# [RECORDS SHOWN]

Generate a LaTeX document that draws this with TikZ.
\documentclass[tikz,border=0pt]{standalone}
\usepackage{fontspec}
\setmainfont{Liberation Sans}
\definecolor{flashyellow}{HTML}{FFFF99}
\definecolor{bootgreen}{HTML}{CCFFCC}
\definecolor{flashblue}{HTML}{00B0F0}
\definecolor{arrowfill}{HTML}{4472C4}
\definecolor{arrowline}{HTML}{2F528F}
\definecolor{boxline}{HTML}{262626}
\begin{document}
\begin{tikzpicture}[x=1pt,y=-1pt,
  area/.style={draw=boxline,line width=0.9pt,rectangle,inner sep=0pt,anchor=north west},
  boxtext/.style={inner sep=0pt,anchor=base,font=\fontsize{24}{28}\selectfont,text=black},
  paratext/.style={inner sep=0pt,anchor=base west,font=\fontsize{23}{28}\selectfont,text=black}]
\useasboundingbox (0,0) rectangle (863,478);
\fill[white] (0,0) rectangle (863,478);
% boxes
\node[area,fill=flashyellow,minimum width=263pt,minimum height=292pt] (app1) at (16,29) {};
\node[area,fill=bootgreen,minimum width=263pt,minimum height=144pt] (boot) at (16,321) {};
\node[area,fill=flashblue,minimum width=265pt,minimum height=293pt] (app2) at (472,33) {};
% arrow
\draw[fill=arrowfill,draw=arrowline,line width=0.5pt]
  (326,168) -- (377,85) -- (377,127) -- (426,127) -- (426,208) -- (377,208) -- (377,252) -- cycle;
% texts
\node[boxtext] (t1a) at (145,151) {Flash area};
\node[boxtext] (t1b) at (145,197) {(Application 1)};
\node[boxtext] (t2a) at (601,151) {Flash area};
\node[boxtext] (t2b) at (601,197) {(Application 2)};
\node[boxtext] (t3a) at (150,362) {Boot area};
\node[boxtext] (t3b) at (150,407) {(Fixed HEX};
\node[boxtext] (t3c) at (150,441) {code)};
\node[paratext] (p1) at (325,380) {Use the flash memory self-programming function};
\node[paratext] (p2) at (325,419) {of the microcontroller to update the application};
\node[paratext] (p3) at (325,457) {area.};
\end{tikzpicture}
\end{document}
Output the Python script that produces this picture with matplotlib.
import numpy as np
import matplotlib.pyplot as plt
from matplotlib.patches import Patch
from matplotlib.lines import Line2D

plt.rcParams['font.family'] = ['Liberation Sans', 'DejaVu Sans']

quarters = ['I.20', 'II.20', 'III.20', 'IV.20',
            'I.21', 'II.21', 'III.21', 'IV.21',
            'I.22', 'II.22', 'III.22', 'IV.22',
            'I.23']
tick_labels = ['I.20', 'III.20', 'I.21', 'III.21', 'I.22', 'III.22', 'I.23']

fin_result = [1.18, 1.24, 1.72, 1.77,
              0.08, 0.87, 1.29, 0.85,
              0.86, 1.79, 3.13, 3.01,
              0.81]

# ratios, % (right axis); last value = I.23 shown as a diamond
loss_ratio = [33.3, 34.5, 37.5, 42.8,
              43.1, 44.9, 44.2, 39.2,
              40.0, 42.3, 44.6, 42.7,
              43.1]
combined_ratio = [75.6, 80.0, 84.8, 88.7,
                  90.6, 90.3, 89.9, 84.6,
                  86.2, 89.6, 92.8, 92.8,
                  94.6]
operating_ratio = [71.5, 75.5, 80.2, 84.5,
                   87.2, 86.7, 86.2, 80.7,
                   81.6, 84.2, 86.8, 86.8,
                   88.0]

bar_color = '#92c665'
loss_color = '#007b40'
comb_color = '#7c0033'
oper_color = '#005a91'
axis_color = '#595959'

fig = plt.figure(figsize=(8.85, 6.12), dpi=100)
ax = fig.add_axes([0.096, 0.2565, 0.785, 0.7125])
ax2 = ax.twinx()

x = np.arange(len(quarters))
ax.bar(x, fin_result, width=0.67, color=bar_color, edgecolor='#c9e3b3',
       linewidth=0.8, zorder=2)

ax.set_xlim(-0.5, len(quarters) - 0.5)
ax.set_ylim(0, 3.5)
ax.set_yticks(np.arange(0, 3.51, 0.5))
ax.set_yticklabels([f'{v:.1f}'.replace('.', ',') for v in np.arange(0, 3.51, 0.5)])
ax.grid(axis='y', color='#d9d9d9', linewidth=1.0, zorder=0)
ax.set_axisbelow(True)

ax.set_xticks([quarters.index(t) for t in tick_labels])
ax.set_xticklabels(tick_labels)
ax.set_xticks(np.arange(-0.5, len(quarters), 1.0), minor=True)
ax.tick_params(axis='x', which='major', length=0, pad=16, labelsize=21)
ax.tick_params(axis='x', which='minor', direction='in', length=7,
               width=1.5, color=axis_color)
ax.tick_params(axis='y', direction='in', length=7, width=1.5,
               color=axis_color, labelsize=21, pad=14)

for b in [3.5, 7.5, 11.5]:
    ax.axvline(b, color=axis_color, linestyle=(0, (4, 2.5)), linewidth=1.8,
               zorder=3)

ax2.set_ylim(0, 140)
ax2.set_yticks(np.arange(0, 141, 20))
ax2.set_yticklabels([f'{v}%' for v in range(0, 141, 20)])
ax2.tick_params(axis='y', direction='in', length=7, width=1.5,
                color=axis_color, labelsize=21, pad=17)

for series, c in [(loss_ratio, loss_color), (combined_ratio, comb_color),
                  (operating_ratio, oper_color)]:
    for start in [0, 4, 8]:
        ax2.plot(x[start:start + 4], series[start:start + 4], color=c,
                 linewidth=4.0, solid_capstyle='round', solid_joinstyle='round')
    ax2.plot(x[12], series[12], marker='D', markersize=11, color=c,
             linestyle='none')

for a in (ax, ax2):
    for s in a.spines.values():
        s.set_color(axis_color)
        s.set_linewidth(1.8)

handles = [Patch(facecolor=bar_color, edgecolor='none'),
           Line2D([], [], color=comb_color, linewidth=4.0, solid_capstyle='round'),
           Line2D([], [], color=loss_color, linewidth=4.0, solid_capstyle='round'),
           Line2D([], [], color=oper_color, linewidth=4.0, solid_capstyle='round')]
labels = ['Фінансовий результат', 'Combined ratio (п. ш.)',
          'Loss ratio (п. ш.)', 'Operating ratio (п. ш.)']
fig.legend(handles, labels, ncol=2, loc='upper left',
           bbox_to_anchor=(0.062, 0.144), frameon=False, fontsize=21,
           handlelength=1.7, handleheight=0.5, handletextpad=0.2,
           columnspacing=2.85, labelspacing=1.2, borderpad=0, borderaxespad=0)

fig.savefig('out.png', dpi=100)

# [REQUIREMENTS]
Return exactly the lines from the line that has "Output the Python" to the line that has "plt.rcParams['font.family'] = ['Liberation", both of them included.

# [SOLVED EXERCISE]
Output the Python script that produces this picture with matplotlib.
import numpy as np
import matplotlib.pyplot as plt
from matplotlib.patches import Patch
from matplotlib.lines import Line2D

plt.rcParams['font.family'] = ['Liberation Sans', 'DejaVu Sans']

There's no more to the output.